The problem — Without including the pictures, copy out every line below.

Collected data —
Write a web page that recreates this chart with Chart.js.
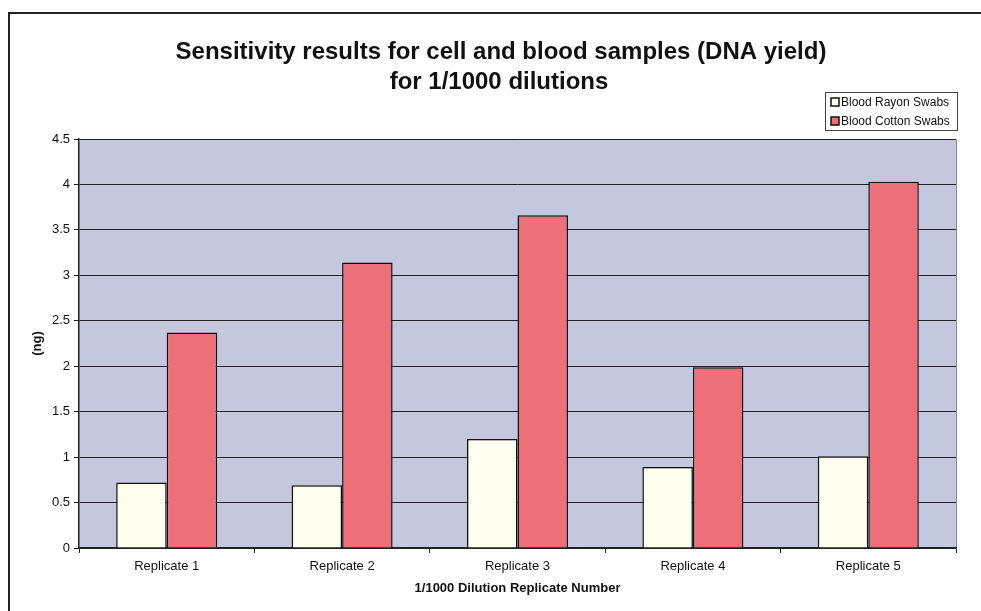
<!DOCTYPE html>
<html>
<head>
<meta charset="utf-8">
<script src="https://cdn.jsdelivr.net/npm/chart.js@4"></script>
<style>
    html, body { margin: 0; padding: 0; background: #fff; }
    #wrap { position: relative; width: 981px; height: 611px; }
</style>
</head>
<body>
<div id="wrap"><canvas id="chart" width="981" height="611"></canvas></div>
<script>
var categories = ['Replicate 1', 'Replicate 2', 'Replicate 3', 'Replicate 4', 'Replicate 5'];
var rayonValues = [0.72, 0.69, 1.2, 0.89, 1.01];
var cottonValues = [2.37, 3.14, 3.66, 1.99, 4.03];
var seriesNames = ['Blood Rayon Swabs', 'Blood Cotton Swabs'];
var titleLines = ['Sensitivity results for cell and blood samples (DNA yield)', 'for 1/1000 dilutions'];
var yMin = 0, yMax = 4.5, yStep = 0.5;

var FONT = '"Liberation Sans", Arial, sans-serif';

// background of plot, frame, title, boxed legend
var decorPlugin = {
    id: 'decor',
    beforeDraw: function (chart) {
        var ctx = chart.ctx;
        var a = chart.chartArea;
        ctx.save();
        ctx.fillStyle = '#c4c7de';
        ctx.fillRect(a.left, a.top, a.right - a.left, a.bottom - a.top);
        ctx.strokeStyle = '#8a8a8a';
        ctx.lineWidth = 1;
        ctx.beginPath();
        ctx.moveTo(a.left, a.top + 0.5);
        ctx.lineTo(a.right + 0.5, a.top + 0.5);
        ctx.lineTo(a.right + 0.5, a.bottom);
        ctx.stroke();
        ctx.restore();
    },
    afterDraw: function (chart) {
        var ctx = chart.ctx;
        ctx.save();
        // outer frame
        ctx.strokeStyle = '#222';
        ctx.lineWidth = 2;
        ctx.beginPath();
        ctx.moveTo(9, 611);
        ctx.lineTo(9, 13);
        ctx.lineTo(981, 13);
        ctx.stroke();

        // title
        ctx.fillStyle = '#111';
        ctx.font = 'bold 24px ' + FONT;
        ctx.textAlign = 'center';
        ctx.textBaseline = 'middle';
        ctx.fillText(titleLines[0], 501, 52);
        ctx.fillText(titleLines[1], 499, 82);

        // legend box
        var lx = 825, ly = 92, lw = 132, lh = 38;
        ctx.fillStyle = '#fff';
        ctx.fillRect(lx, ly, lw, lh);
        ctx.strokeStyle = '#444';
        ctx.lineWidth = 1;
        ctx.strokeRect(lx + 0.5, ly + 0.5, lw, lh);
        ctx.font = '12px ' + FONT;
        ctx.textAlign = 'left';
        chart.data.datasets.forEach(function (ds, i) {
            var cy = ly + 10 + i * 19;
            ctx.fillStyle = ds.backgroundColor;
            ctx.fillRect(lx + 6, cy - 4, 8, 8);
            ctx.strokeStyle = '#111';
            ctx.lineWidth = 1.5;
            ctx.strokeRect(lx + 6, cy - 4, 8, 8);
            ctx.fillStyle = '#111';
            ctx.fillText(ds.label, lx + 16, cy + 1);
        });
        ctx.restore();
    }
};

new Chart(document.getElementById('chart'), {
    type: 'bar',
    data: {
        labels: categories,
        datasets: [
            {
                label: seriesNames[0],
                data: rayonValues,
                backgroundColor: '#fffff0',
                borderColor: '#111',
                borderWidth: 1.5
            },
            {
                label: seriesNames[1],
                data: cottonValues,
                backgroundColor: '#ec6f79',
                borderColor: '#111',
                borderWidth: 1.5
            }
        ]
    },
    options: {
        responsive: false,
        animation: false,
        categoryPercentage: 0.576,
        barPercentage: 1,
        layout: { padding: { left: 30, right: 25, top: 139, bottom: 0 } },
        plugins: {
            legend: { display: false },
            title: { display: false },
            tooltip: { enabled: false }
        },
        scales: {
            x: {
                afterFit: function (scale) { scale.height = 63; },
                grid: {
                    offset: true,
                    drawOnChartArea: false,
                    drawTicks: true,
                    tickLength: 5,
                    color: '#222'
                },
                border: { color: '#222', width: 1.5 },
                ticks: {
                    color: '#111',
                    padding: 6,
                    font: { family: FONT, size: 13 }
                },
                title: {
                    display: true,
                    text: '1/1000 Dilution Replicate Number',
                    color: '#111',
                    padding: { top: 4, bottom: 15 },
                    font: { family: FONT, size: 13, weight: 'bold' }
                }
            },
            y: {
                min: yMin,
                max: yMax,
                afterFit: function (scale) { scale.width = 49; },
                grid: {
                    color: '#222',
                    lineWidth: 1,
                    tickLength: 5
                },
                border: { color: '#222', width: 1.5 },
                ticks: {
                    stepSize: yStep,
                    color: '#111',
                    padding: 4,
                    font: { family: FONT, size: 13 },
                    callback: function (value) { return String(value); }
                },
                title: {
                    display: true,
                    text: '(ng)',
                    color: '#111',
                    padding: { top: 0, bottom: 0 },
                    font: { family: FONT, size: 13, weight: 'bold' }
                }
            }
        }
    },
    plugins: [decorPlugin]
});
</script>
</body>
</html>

Task solution —
Write a web page that recreates this chart with Chart.js.
<!DOCTYPE html>
<html>
<head>
<meta charset="utf-8">
<script src="https://cdn.jsdelivr.net/npm/chart.js@4"></script>
<style>
    html, body { margin: 0; padding: 0; background: #fff; }
    #wrap { position: relative; width: 981px; height: 611px; }
</style>
</head>
<body>
<div id="wrap"><canvas id="chart" width="981" height="611"></canvas></div>
<script>
var categories = ['Replicate 1', 'Replicate 2', 'Replicate 3', 'Replicate 4', 'Replicate 5'];
var rayonValues = [0.72, 0.69, 1.2, 0.89, 1.01];
var cottonValues = [2.37, 3.14, 3.66, 1.99, 4.03];
var seriesNames = ['Blood Rayon Swabs', 'Blood Cotton Swabs'];
var titleLines = ['Sensitivity results for cell and blood samples (DNA yield)', 'for 1/1000 dilutions'];
var yMin = 0, yMax = 4.5, yStep = 0.5;

var FONT = '"Liberation Sans", Arial, sans-serif';

// background of plot, frame, title, boxed legend
var decorPlugin = {
    id: 'decor',
    beforeDraw: function (chart) {
        var ctx = chart.ctx;
        var a = chart.chartArea;
        ctx.save();
        ctx.fillStyle = '#c4c7de';
        ctx.fillRect(a.left, a.top, a.right - a.left, a.bottom - a.top);
        ctx.strokeStyle = '#8a8a8a';
        ctx.lineWidth = 1;
        ctx.beginPath();
        ctx.moveTo(a.left, a.top + 0.5);
        ctx.lineTo(a.right + 0.5, a.top + 0.5);
        ctx.lineTo(a.right + 0.5, a.bottom);
        ctx.stroke();
        ctx.restore();
    },
    afterDraw: function (chart) {
        var ctx = chart.ctx;
        ctx.save();
        // outer frame
        ctx.strokeStyle = '#222';
        ctx.lineWidth = 2;
        ctx.beginPath();
        ctx.moveTo(9, 611);
        ctx.lineTo(9, 13);
        ctx.lineTo(981, 13);
        ctx.stroke();

        // title
        ctx.fillStyle = '#111';
        ctx.font = 'bold 24px ' + FONT;
        ctx.textAlign = 'center';
        ctx.textBaseline = 'middle';
        ctx.fillText(titleLines[0], 501, 52);
        ctx.fillText(titleLines[1], 499, 82);

        // legend box
        var lx = 825, ly = 92, lw = 132, lh = 38;
        ctx.fillStyle = '#fff';
        ctx.fillRect(lx, ly, lw, lh);
        ctx.strokeStyle = '#444';
        ctx.lineWidth = 1;
        ctx.strokeRect(lx + 0.5, ly + 0.5, lw, lh);
        ctx.font = '12px ' + FONT;
        ctx.textAlign = 'left';
        chart.data.datasets.forEach(function (ds, i) {
            var cy = ly + 10 + i * 19;
            ctx.fillStyle = ds.backgroundColor;
            ctx.fillRect(lx + 6, cy - 4, 8, 8);
            ctx.strokeStyle = '#111';
            ctx.lineWidth = 1.5;
            ctx.strokeRect(lx + 6, cy - 4, 8, 8);
            ctx.fillStyle = '#111';
            ctx.fillText(ds.label, lx + 16, cy + 1);
        });
        ctx.restore();
    }
};

new Chart(document.getElementById('chart'), {
    type: 'bar',
    data: {
        labels: categories,
        datasets: [
            {
                label: seriesNames[0],
                data: rayonValues,
                backgroundColor: '#fffff0',
                borderColor: '#111',
                borderWidth: 1.5
            },
            {
                label: seriesNames[1],
                data: cottonValues,
                backgroundColor: '#ec6f79',
                borderColor: '#111',
                borderWidth: 1.5
            }
        ]
    },
    options: {
        responsive: false,
        animation: false,
        categoryPercentage: 0.576,
        barPercentage: 1,
        layout: { padding: { left: 30, right: 25, top: 139, bottom: 0 } },
        plugins: {
            legend: { display: false },
            title: { display: false },
            tooltip: { enabled: false }
        },
        scales: {
            x: {
                afterFit: function (scale) { scale.height = 63; },
                grid: {
                    offset: true,
                    drawOnChartArea: false,
                    drawTicks: true,
                    tickLength: 5,
                    color: '#222'
                },
                border: { color: '#222', width: 1.5 },
                ticks: {
                    color: '#111',
                    padding: 6,
                    font: { family: FONT, size: 13 }
                },
                title: {
                    display: true,
                    text: '1/1000 Dilution Replicate Number',
                    color: '#111',
                    padding: { top: 4, bottom: 15 },
                    font: { family: FONT, size: 13, weight: 'bold' }
                }
            },
            y: {
                min: yMin,
                max: yMax,
                afterFit: function (scale) { scale.width = 49; },
                grid: {
                    color: '#222',
                    lineWidth: 1,
                    tickLength: 5
                },
                border: { color: '#222', width: 1.5 },
                ticks: {
                    stepSize: yStep,
                    color: '#111',
                    padding: 4,
                    font: { family: FONT, size: 13 },
                    callback: function (value) { return String(value); }
                },
                title: {
                    display: true,
                    text: '(ng)',
                    color: '#111',
                    padding: { top: 0, bottom: 0 },
                    font: { family: FONT, size: 13, weight: 'bold' }
                }
            }
        }
    },
    plugins: [decorPlugin]
});
</script>
</body>
</html>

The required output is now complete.